──────── RECORD EXCERPTS

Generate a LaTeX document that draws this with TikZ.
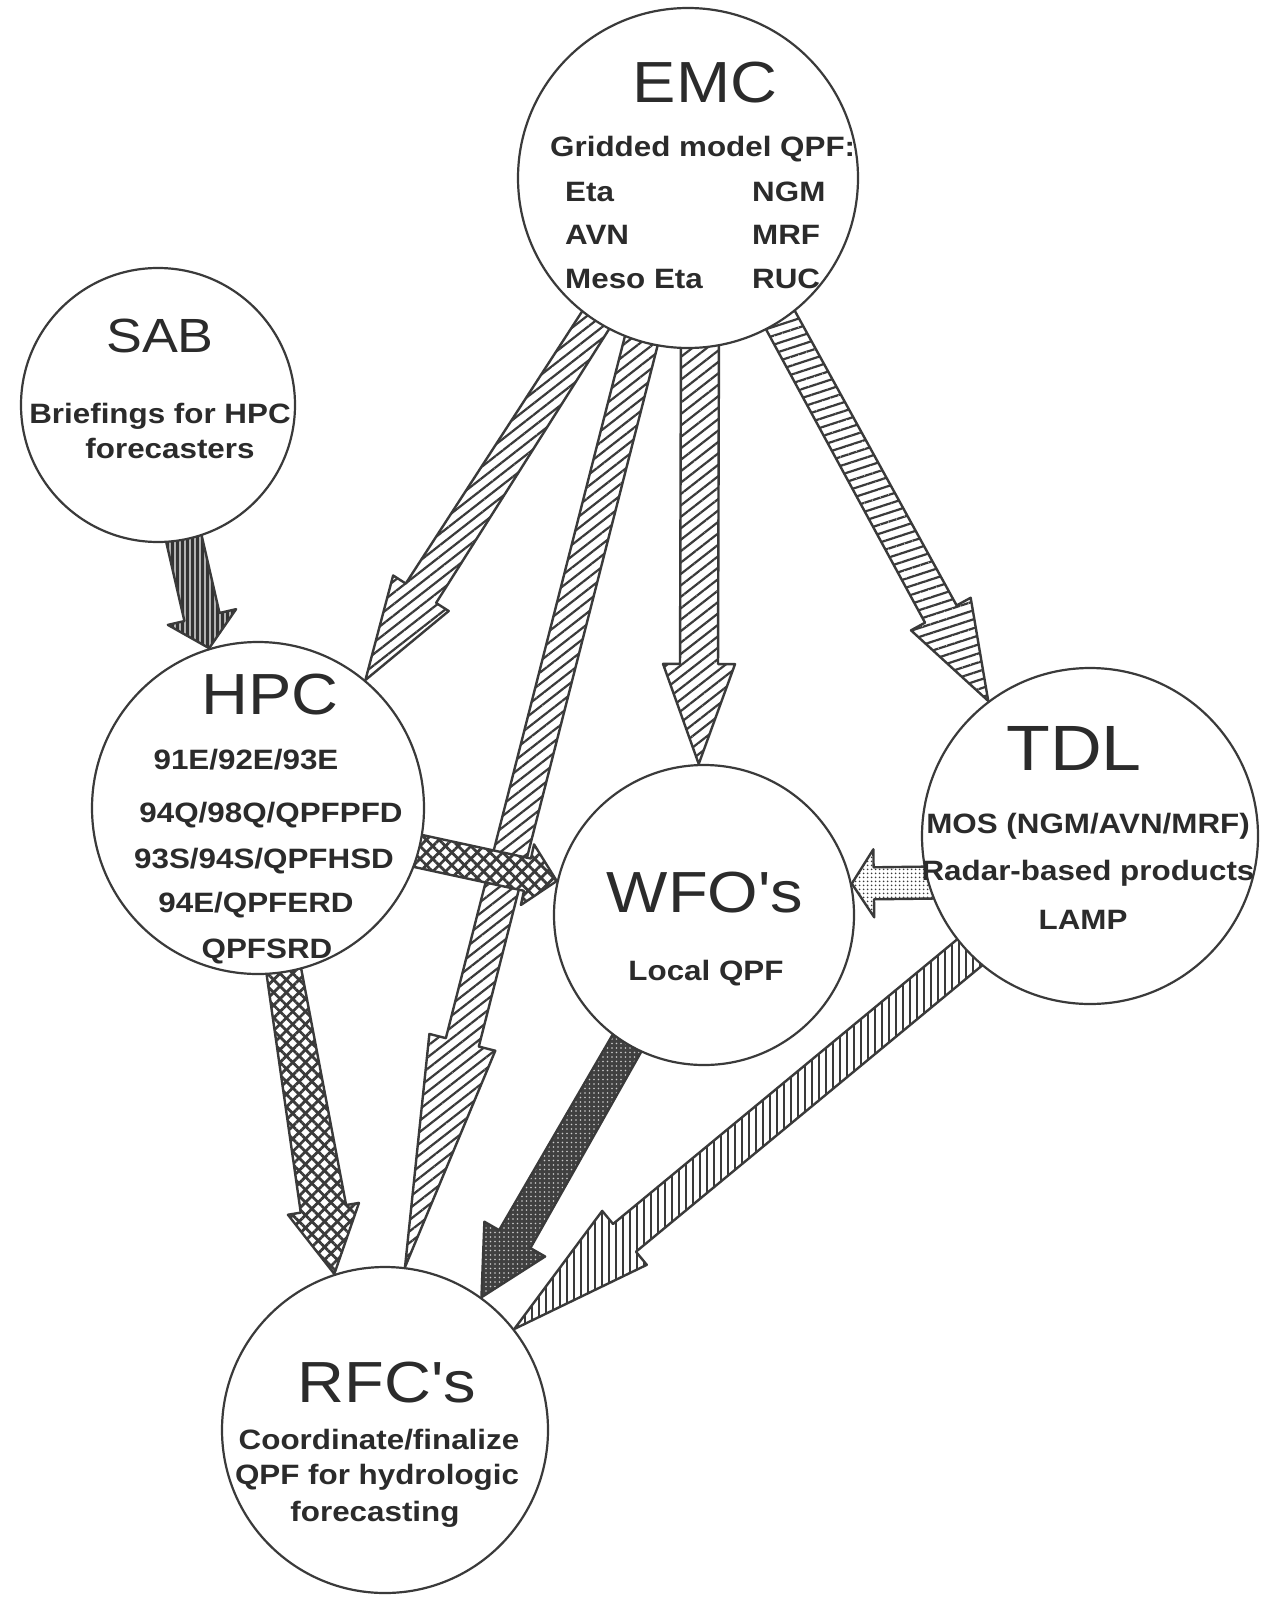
\documentclass[tikz,border=0pt]{standalone}
\usepackage{fontspec}
\setmainfont{Liberation Sans}[FakeStretch=1.12, Ligatures=TeXOff]
\usetikzlibrary{calc,patterns.meta}
\definecolor{ink}{HTML}{3A3A3A}
\definecolor{txt}{HTML}{2B2B2B}
\pgfdeclarelayer{bg}
\pgfdeclarelayer{arrowlayer}
\pgfsetlayers{bg,arrowlayer,main}
% #1 style, #2 tail anchor, #3 tip anchor, #4 tail half-width, #5 shaft half-width at head,
% #6 head half-width, #7 head length
\newcommand\blockarrow[7]{%
  \coordinate (ba-t) at (#2);
  \coordinate (ba-h) at (#3);
  \coordinate (ba-s) at ($(ba-t)!-25pt!(ba-h)$);
  \coordinate (ba-b) at ($(ba-h)!#7!(ba-t)$);
  \path[#1] ($(ba-s)!#4!90:(ba-h)$) -- ($(ba-b)!#5!90:(ba-h)$) -- ($(ba-b)!#6!90:(ba-h)$)
    -- (ba-h) -- ($(ba-b)!#6!-90:(ba-h)$) -- ($(ba-b)!#5!-90:(ba-h)$)
    -- ($(ba-s)!#4!-90:(ba-h)$) -- cycle;
}
\begin{document}
\begin{tikzpicture}[x=1pt,y=-1pt,
  bubble/.style={circle, draw=ink, line width=2.2pt, fill=white, inner sep=0pt},
  ar/.style={draw=ink, line width=2.4pt, line join=round},
  hatchD/.style={ar, preaction={fill=white}, pattern={Lines[angle=38,distance=9pt,line width=2.2pt]}, pattern color=ink},
  hatchH/.style={ar, preaction={fill=white}, pattern={Lines[angle=18,distance=8.5pt,line width=2.2pt]}, pattern color=ink},
  hatchV/.style={ar, preaction={fill=white}, pattern={Lines[angle=90,distance=7pt,line width=2pt]}, pattern color=ink},
  cross/.style={ar, preaction={fill=white}, preaction={pattern={Lines[angle=45,distance=9pt,line width=2.8pt]}, pattern color=ink}, pattern={Lines[angle=-45,distance=9pt,line width=2.8pt]}, pattern color=ink},
  darkV/.style={ar, preaction={fill=black!80}, pattern={Lines[angle=90,distance=5pt,line width=1.1pt]}, pattern color=white!70!black},
  dotsL/.style={ar, preaction={fill=white}, pattern={Dots[distance=4pt,radius=1.1pt]}, pattern color=ink},
  dotsD/.style={ar, preaction={fill=black!75}, pattern={Dots[distance=4.5pt,radius=0.9pt]}, pattern color=white!80!black},
  small/.style={font=\bfseries\fontsize{28}{32}\selectfont, text=txt, inner sep=0pt, text height=20pt, text depth=0pt},
  titleL/.style={font=\fontsize{58}{62}\selectfont, text=txt, inner sep=0pt, text height=41.5pt, text depth=0pt},
  titleX/.style={font=\fontsize{64}{68}\selectfont, text=txt, inner sep=0pt, text height=45.8pt, text depth=0pt},
  titleS/.style={font=\fontsize{48}{52}\selectfont, text=txt, inner sep=0pt, text height=34.4pt, text depth=0pt}
]
\begin{pgfonlayer}{bg}
\fill[white] (0,0) rectangle (1262,1597);
\end{pgfonlayer}
\useasboundingbox (0,0) rectangle (1262,1597);

% circles
\node[bubble, minimum size=340pt] (EMC) at (688,178) {};
\node[bubble, minimum size=274pt] (SAB) at (158,405) {};
\node[bubble, minimum size=332pt] (HPC) at (258,808) {};
\node[bubble, minimum size=300pt] (WFO) at (704,915) {};
\node[bubble, minimum size=336pt] (TDL) at (1090,836) {};
\node[bubble, minimum size=326pt] (RFC) at (385,1430) {};

% arrows
\begin{pgfonlayer}{arrowlayer}
\blockarrow{darkV}{SAB.281}{HPC.107}{18pt}{18pt}{35pt}{32pt}
\blockarrow{hatchD}{EMC.237}{HPC.50}{16pt}{18pt}{33pt}{103pt}
\blockarrow{hatchD}{EMC.254}{RFC.83}{17pt}{17pt}{34pt}{232pt}
\blockarrow{hatchD}{EMC.274}{WFO.92}{19pt}{19pt}{36pt}{100pt}
\blockarrow{hatchH}{EMC.303}{TDL.127}{17pt}{18pt}{34pt}{99pt}
\blockarrow{hatchV}{TDL.224}{RFC.38}{18pt}{18pt}{35pt}{143pt}
\blockarrow{dotsD}{WFO.239}{RFC.54}{16.5pt}{18pt}{35pt}{67pt}
\blockarrow{cross}{HPC.279}{RFC.108}{17pt}{23pt}{36pt}{66pt}
\blockarrow{dotsL}{TDL.196}{WFO.12}{16pt}{16pt}{34pt}{22pt}
\blockarrow{cross}{HPC.345}{WFO.167}{16.5pt}{16.5pt}{31pt}{30pt}
\end{pgfonlayer}

% EMC texts
\node[titleL] (emcT) at (705,82) {EMC};
\node[small, anchor=west] (emcH) at (550,147) {Gridded model QPF:};
\node[small, anchor=west] (emc1) at (565,192) {Eta};
\node[small, anchor=west] (emc2) at (565,235) {AVN};
\node[small, anchor=west] (emc3) at (565,278) {Meso Eta};
\node[small, anchor=west] (emc4) at (752,192) {NGM};
\node[small, anchor=west] (emc5) at (752,235) {MRF};
\node[small, anchor=west] (emc6) at (752,278) {RUC};

% SAB texts
\node[titleS] (sabT) at (160,335) {SAB};
\node[small] (sab1) at (160,413) {Briefings for HPC};
\node[small] (sab2) at (170,448) {forecasters};

% HPC texts
\node[titleL] (hpcT) at (270,694) {HPC};
\node[small] (hpc1) at (246,759) {91E/92E/93E};
\node[small] (hpc2) at (271,812) {94Q/98Q/QPFPFD};
\node[small] (hpc3) at (264,858) {93S/94S/QPFHSD};
\node[small] (hpc4) at (256,902) {94E/QPFERD};
\node[small] (hpc5) at (267,948) {QPFSRD};

% WFO texts
\node[titleL] (wfoT) at (705,892) {WFO's};
\node[small] (wfo1) at (706,970) {Local QPF};

% TDL texts
\node[titleX] (tdlT) at (1074,748) {TDL};
\node[small] (tdl1) at (1088,823) {MOS (NGM/AVN/MRF)};
\node[small] (tdl2) at (1088,870) {Radar-based products};
\node[small] (tdl3) at (1083,919) {LAMP};

% RFC texts
\node[titleL] (rfcT) at (387,1382) {RFC's};
\node[small] (rfc1) at (379,1439) {Coordinate/finalize};
\node[small] (rfc2) at (377,1474) {QPF for hydrologic};
\node[small] (rfc3) at (375,1511) {forecasting};
\end{tikzpicture}
\end{document}
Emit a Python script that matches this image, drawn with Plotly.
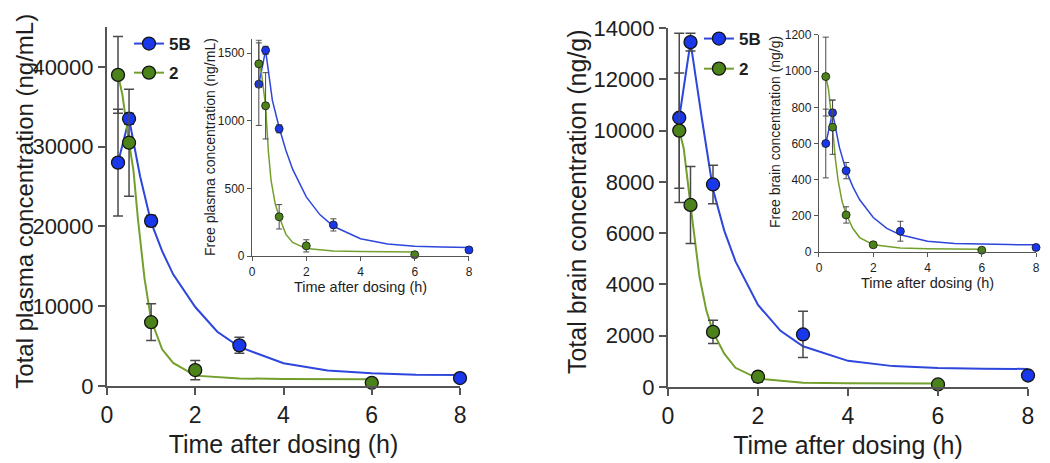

────────────────

> **STATED EXERCISE**
Your task is to retype all the entries exactly and leave out any pictures.

> **IN RESPONSE**
Generate a LaTeX document that draws this with TikZ.
\documentclass[tikz,border=0pt]{standalone}
\usepackage{fontspec}
\setmainfont{Liberation Sans}[FakeStretch=1.12, Ligatures=TeXOff]
\usetikzlibrary{calc,patterns.meta}
\definecolor{ink}{HTML}{3A3A3A}
\definecolor{txt}{HTML}{2B2B2B}
\pgfdeclarelayer{bg}
\pgfdeclarelayer{arrowlayer}
\pgfsetlayers{bg,arrowlayer,main}
% #1 style, #2 tail anchor, #3 tip anchor, #4 tail half-width, #5 shaft half-width at head,
% #6 head half-width, #7 head length
\newcommand\blockarrow[7]{%
  \coordinate (ba-t) at (#2);
  \coordinate (ba-h) at (#3);
  \coordinate (ba-s) at ($(ba-t)!-25pt!(ba-h)$);
  \coordinate (ba-b) at ($(ba-h)!#7!(ba-t)$);
  \path[#1] ($(ba-s)!#4!90:(ba-h)$) -- ($(ba-b)!#5!90:(ba-h)$) -- ($(ba-b)!#6!90:(ba-h)$)
    -- (ba-h) -- ($(ba-b)!#6!-90:(ba-h)$) -- ($(ba-b)!#5!-90:(ba-h)$)
    -- ($(ba-s)!#4!-90:(ba-h)$) -- cycle;
}
\begin{document}
\begin{tikzpicture}[x=1pt,y=-1pt,
  bubble/.style={circle, draw=ink, line width=2.2pt, fill=white, inner sep=0pt},
  ar/.style={draw=ink, line width=2.4pt, line join=round},
  hatchD/.style={ar, preaction={fill=white}, pattern={Lines[angle=38,distance=9pt,line width=2.2pt]}, pattern color=ink},
  hatchH/.style={ar, preaction={fill=white}, pattern={Lines[angle=18,distance=8.5pt,line width=2.2pt]}, pattern color=ink},
  hatchV/.style={ar, preaction={fill=white}, pattern={Lines[angle=90,distance=7pt,line width=2pt]}, pattern color=ink},
  cross/.style={ar, preaction={fill=white}, preaction={pattern={Lines[angle=45,distance=9pt,line width=2.8pt]}, pattern color=ink}, pattern={Lines[angle=-45,distance=9pt,line width=2.8pt]}, pattern color=ink},
  darkV/.style={ar, preaction={fill=black!80}, pattern={Lines[angle=90,distance=5pt,line width=1.1pt]}, pattern color=white!70!black},
  dotsL/.style={ar, preaction={fill=white}, pattern={Dots[distance=4pt,radius=1.1pt]}, pattern color=ink},
  dotsD/.style={ar, preaction={fill=black!75}, pattern={Dots[distance=4.5pt,radius=0.9pt]}, pattern color=white!80!black},
  small/.style={font=\bfseries\fontsize{28}{32}\selectfont, text=txt, inner sep=0pt, text height=20pt, text depth=0pt},
  titleL/.style={font=\fontsize{58}{62}\selectfont, text=txt, inner sep=0pt, text height=41.5pt, text depth=0pt},
  titleX/.style={font=\fontsize{64}{68}\selectfont, text=txt, inner sep=0pt, text height=45.8pt, text depth=0pt},
  titleS/.style={font=\fontsize{48}{52}\selectfont, text=txt, inner sep=0pt, text height=34.4pt, text depth=0pt}
]
\begin{pgfonlayer}{bg}
\fill[white] (0,0) rectangle (1262,1597);
\end{pgfonlayer}
\useasboundingbox (0,0) rectangle (1262,1597);

% circles
\node[bubble, minimum size=340pt] (EMC) at (688,178) {};
\node[bubble, minimum size=274pt] (SAB) at (158,405) {};
\node[bubble, minimum size=332pt] (HPC) at (258,808) {};
\node[bubble, minimum size=300pt] (WFO) at (704,915) {};
\node[bubble, minimum size=336pt] (TDL) at (1090,836) {};
\node[bubble, minimum size=326pt] (RFC) at (385,1430) {};

% arrows
\begin{pgfonlayer}{arrowlayer}
\blockarrow{darkV}{SAB.281}{HPC.107}{18pt}{18pt}{35pt}{32pt}
\blockarrow{hatchD}{EMC.237}{HPC.50}{16pt}{18pt}{33pt}{103pt}
\blockarrow{hatchD}{EMC.254}{RFC.83}{17pt}{17pt}{34pt}{232pt}
\blockarrow{hatchD}{EMC.274}{WFO.92}{19pt}{19pt}{36pt}{100pt}
\blockarrow{hatchH}{EMC.303}{TDL.127}{17pt}{18pt}{34pt}{99pt}
\blockarrow{hatchV}{TDL.224}{RFC.38}{18pt}{18pt}{35pt}{143pt}
\blockarrow{dotsD}{WFO.239}{RFC.54}{16.5pt}{18pt}{35pt}{67pt}
\blockarrow{cross}{HPC.279}{RFC.108}{17pt}{23pt}{36pt}{66pt}
\blockarrow{dotsL}{TDL.196}{WFO.12}{16pt}{16pt}{34pt}{22pt}
\blockarrow{cross}{HPC.345}{WFO.167}{16.5pt}{16.5pt}{31pt}{30pt}
\end{pgfonlayer}

% EMC texts
\node[titleL] (emcT) at (705,82) {EMC};
\node[small, anchor=west] (emcH) at (550,147) {Gridded model QPF:};
\node[small, anchor=west] (emc1) at (565,192) {Eta};
\node[small, anchor=west] (emc2) at (565,235) {AVN};
\node[small, anchor=west] (emc3) at (565,278) {Meso Eta};
\node[small, anchor=west] (emc4) at (752,192) {NGM};
\node[small, anchor=west] (emc5) at (752,235) {MRF};
\node[small, anchor=west] (emc6) at (752,278) {RUC};

% SAB texts
\node[titleS] (sabT) at (160,335) {SAB};
\node[small] (sab1) at (160,413) {Briefings for HPC};
\node[small] (sab2) at (170,448) {forecasters};

% HPC texts
\node[titleL] (hpcT) at (270,694) {HPC};
\node[small] (hpc1) at (246,759) {91E/92E/93E};
\node[small] (hpc2) at (271,812) {94Q/98Q/QPFPFD};
\node[small] (hpc3) at (264,858) {93S/94S/QPFHSD};
\node[small] (hpc4) at (256,902) {94E/QPFERD};
\node[small] (hpc5) at (267,948) {QPFSRD};

% WFO texts
\node[titleL] (wfoT) at (705,892) {WFO's};
\node[small] (wfo1) at (706,970) {Local QPF};

% TDL texts
\node[titleX] (tdlT) at (1074,748) {TDL};
\node[small] (tdl1) at (1088,823) {MOS (NGM/AVN/MRF)};
\node[small] (tdl2) at (1088,870) {Radar-based products};
\node[small] (tdl3) at (1083,919) {LAMP};

% RFC texts
\node[titleL] (rfcT) at (387,1382) {RFC's};
\node[small] (rfc1) at (379,1439) {Coordinate/finalize};
\node[small] (rfc2) at (377,1474) {QPF for hydrologic};
\node[small] (rfc3) at (375,1511) {forecasting};
\end{tikzpicture}
\end{document}
Emit a Python script that matches this image, drawn with Plotly.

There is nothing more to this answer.